Opportunity cost is the value of the best alternative foregone when making a choice. It is the true economic cost of any decision, because every choice has a consequence: what you don't do. Firms maximize profit when they consider opportunity cost of capital, labor, and time.
Compare to accounting cost (actual cash outflow). Work through examples: the cost of college isn't just tuition—it's tuition plus forgone wages. The cost of keeping cash idle is the forgone return from investing it.
From your study of scarcity and production tradeoffs, you know that resources are limited and every allocation has a cost. Opportunity cost is the precise tool for measuring that cost: it is the value of the *best alternative you gave up* when you made a choice. It is not the worst alternative foregone, not all alternatives foregone — just the single best one. If you have three options and choose option A, your opportunity cost is the value of whichever of B or C you valued more highly. This makes opportunity cost the true economic cost of any decision.
The power of opportunity cost lies in what it includes that accounting cost ignores. Suppose you own a building and use it for your business. An accountant records zero rent expense — you're not paying anyone. But an economist sees that you're giving up the rent you *could* have collected from a tenant. That forgone rent is an opportunity cost even though no cash changes hands. Similarly, a college student's cost of attending school includes not just tuition but also the wages they could have earned working full-time. Ignoring that implicit cost leads to systematically underestimating what education actually costs.

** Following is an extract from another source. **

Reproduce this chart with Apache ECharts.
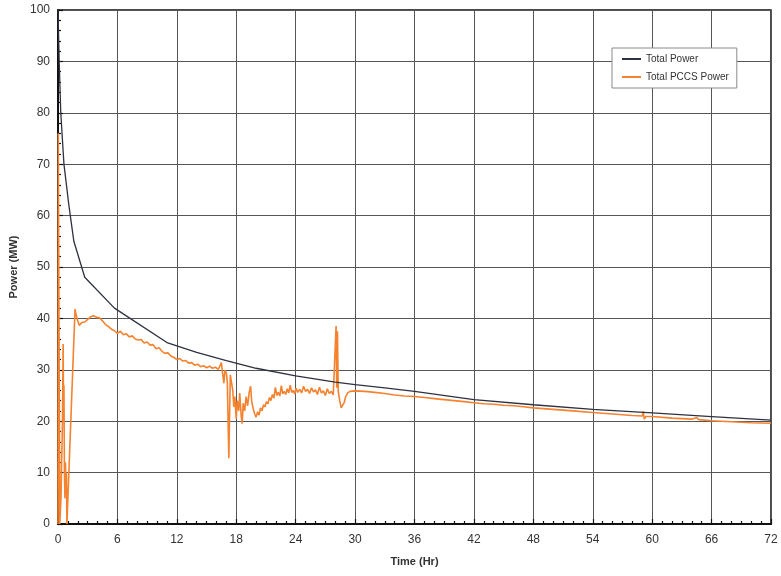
<!DOCTYPE html>
<html>
<head>
<meta charset="utf-8">
<script src="https://cdn.jsdelivr.net/npm/echarts@6/dist/echarts.min.js"></script>
<style>html,body{margin:0;padding:0;background:#fff;}#c{width:781px;height:576px;}</style>
</head>
<body>
<div id="c"></div>
<script>
var xTicks = [0, 6, 12, 18, 24, 30, 36, 42, 48, 54, 60, 66, 72];
var yTicks = [0, 10, 20, 30, 40, 50, 60, 70, 80, 90, 100];
var seriesNames = ['Total Power', 'Total PCCS Power'];

var totalTime  = [0, 0.12, 0.28, 0.6, 1.1, 1.6, 2.7, 5.7, 11, 14, 17, 20, 24, 28, 30, 33, 36, 42, 48, 54, 60, 66, 72];
var totalPower = [100, 90, 80, 70, 62, 55, 48, 42, 35.3, 33.4, 31.8, 30.3, 28.8, 27.6, 27.1, 26.5, 25.8, 24.2, 23.2, 22.3, 21.6, 20.9, 20.2];

var pccsTime = [
  0, 0.03, 0.08, 0.12, 0.18, 0.3, 0.45, 0.52, 0.56, 0.6, 0.65, 0.7, 0.75, 0.8, 0.85, 0.9, 0.95,
  1.72, 1.85, 2.0, 2.15, 2.4, 2.7, 3.0, 3.3, 3.6, 3.9, 4.2, 4.5, 4.8, 5.1, 5.4, 5.7,
  6.0, 6.3, 6.6, 6.9, 7.2, 7.5, 7.8, 8.1, 8.4, 8.7, 9.0, 9.3, 9.6, 9.9, 10.2, 10.5, 10.8, 11.1, 11.4, 11.7,
  12.0, 12.3, 12.6, 12.9, 13.2, 13.5, 13.8, 14.1, 14.4, 14.7, 15.0, 15.3, 15.6, 15.9, 16.2, 16.4,
  16.5, 16.6, 16.75, 16.85, 17.0, 17.1, 17.25, 17.4, 17.5, 17.65, 17.75, 17.85, 18.0, 18.1, 18.25, 18.35,
  18.5, 18.6, 18.7, 18.85, 19.0, 19.15, 19.3, 19.45, 19.55, 19.7, 19.85, 20.0, 20.15, 20.3, 20.45, 20.6,
  20.75, 20.9, 21.05, 21.2, 21.35, 21.5, 21.65, 21.8, 21.95, 22.1, 22.25, 22.4, 22.55, 22.7, 22.85, 23.0,
  23.15, 23.3, 23.45, 23.6, 23.75, 23.9, 24.05, 24.2, 24.4, 24.6, 24.8, 25.0, 25.2, 25.4, 25.6, 25.8,
  26.0, 26.2, 26.4, 26.6, 26.8, 27.0, 27.2, 27.4, 27.6, 27.8, 28.0, 28.08, 28.15, 28.22, 28.3, 28.45,
  28.6, 28.75, 28.9, 29.05, 29.25, 29.5, 30, 31, 32, 33, 34, 35, 36, 37, 38, 39, 40, 41, 42, 43, 44, 45,
  46, 47, 48, 50, 52, 54, 56, 58, 59.0, 59.1, 59.2, 59.35, 60, 62, 64, 64.5, 64.7, 66, 68, 70, 72
];
var pccsPower = [
  0, 76, 50, 30, 0, 5, 20, 35, 20, 27, 10, 5, 12, 8, 10, 0, 0,
  41.8, 40.5, 39.5, 38.6, 39.2, 39.3, 39.8, 40.3, 40.5, 40.2, 40.1, 39.5, 38.8, 38.4, 37.9, 37.6,
  37.1, 37.5, 36.8, 37.0, 36.4, 36.6, 36.0, 35.8, 35.9, 35.2, 35.4, 34.8, 34.9, 34.1, 34.3, 33.6, 33.2, 33.3, 32.7, 32.4,
  32.0, 32.2, 31.7, 31.8, 31.3, 31.4, 30.9, 31.1, 30.6, 30.8, 30.4, 30.7, 30.3, 30.5, 30.1, 30.3,
  31.4, 29.6, 27.4, 29.9, 29.4, 27.5, 12.8, 29.0, 29.2, 26.0, 22.8, 24.8, 20.5, 24.0, 22.0, 25.5,
  21.0, 19.5, 23.5, 22.0, 24.8, 23.0, 25.5, 26.8, 24.0, 22.5, 21.5, 20.8, 21.8, 21.2, 22.6, 22.0,
  23.2, 22.8, 23.8, 23.4, 24.6, 24.0, 25.2, 24.5, 26.6, 25.0, 25.6, 24.9, 26.9, 25.3, 25.8, 25.2,
  26.3, 25.5, 27.0, 25.6, 26.0, 25.3, 26.4, 25.6, 26.2, 25.5, 26.8, 25.8, 26.2, 25.4, 26.5, 25.7,
  26.1, 25.2, 26.6, 25.5, 25.9, 25.0, 26.3, 25.4, 25.8, 25.1, 25.3, 38.5, 26.5, 37.5, 25.8, 24.0,
  22.6, 22.4, 23.6, 24.8, 25.5, 25.8, 25.9, 25.8, 25.6, 25.4, 25.1, 24.9, 24.8, 24.6, 24.4, 24.2, 24.0, 23.8, 23.6, 23.4, 23.3, 23.1,
  23.0, 22.8, 22.6, 22.3, 22.0, 21.7, 21.4, 21.1, 21.0, 21.9, 20.4, 20.9, 20.9, 20.6, 20.4, 20.7, 20.3, 20.1, 19.9, 19.7, 19.6
];

function zip(a, b) { var r = []; for (var i = 0; i < a.length; i++) r.push([a[i], b[i]]); return r; }

var chart = echarts.init(document.getElementById('c'), null, {renderer: 'canvas'});
var font = 'Liberation Sans, Arial, sans-serif';
chart.setOption({
  animation: false,
  backgroundColor: '#ffffff',
  grid: {left: 58, right: 10, top: 10, bottom: 52, show: true, borderColor: '#111', borderWidth: 1.5, backgroundColor: 'transparent'},
  legend: {
    left: 612, top: 48, orient: 'vertical', itemGap: 8,
    padding: [6, 8, 6, 10],
    backgroundColor: '#fff', borderColor: '#8a8a8a', borderWidth: 1, borderRadius: 0,
    icon: 'rect', itemWidth: 19, itemHeight: 2,
    textStyle: {fontFamily: font, fontSize: 10, color: '#333'},
    data: seriesNames
  },
  xAxis: {
    type: 'value', min: xTicks[0], max: xTicks[xTicks.length - 1], interval: 6,
    name: 'Time (Hr)', nameLocation: 'middle', nameGap: 32,
    nameTextStyle: {fontFamily: font, fontSize: 11, fontWeight: 'bold', color: '#333'},
    axisLine: {show: true, lineStyle: {color: '#111', width: 2}},
    axisTick: {show: true, inside: true, length: 5, lineStyle: {color: '#111', width: 1.2}},
    minorTick: {show: true, splitNumber: 6, length: 3, lineStyle: {color: '#111', width: 1.2}},
    axisLabel: {fontFamily: font, fontSize: 12, color: '#333', margin: 10},
    splitLine: {show: true, lineStyle: {color: '#555', width: 1}}
  },
  yAxis: {
    type: 'value', min: yTicks[0], max: yTicks[yTicks.length - 1], interval: 10,
    name: 'Power (MW)', nameLocation: 'middle', nameGap: 38, nameRotate: 90,
    nameTextStyle: {fontFamily: font, fontSize: 11, fontWeight: 'bold', color: '#333'},
    axisLine: {show: true, lineStyle: {color: '#111', width: 2}},
    axisTick: {show: true, inside: true, length: 5, lineStyle: {color: '#111', width: 1.2}},
    minorTick: {show: true, splitNumber: 5, length: 3, lineStyle: {color: '#111', width: 1.2}},
    axisLabel: {fontFamily: font, fontSize: 12, color: '#333', margin: 8},
    splitLine: {show: true, lineStyle: {color: '#555', width: 1}}
  },
  series: [
    {name: seriesNames[0], type: 'line', data: zip(totalTime, totalPower), showSymbol: false, symbol: 'none',
     lineStyle: {color: '#2e3140', width: 1.3}, itemStyle: {color: '#2e3140'}, z: 3},
    {name: seriesNames[1], type: 'line', data: zip(pccsTime, pccsPower), showSymbol: false, symbol: 'none',
     lineStyle: {color: '#f5822e', width: 1.6}, itemStyle: {color: '#f5822e'}, z: 2}
  ]
});
</script>
</body>
</html>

This logic extends to capital and time. A firm that keeps $1 million in cash is forgoing the return it could earn by investing that cash. A worker who stays in a job earning $50,000 when they could earn $70,000 elsewhere faces an opportunity cost of $20,000 per year. Profit-maximizing firms account for all these implicit costs — the economic profit is revenue minus *all* costs including opportunity costs, not just explicit cash outlays. A business that earns just enough to cover its explicit costs while forgoing better alternatives is earning zero economic profit, even if its accountant reports positive net income.
The flip side of opportunity cost is the irrelevance of sunk costs — costs already incurred and unrecoverable. If you've already paid $200 for a concert ticket and feel too sick to enjoy it, the $200 is sunk: you can't get it back whether you go or not. The only relevant costs going forward are the opportunity costs of your remaining choices: the value of the rest that going would cost you versus the value of staying home. Rational decision-making looks forward, not backward. The sunk cost fallacy — continuing a bad course of action to "get your money's worth" — is precisely the error of treating past costs as if they were opportunity costs of future decisions.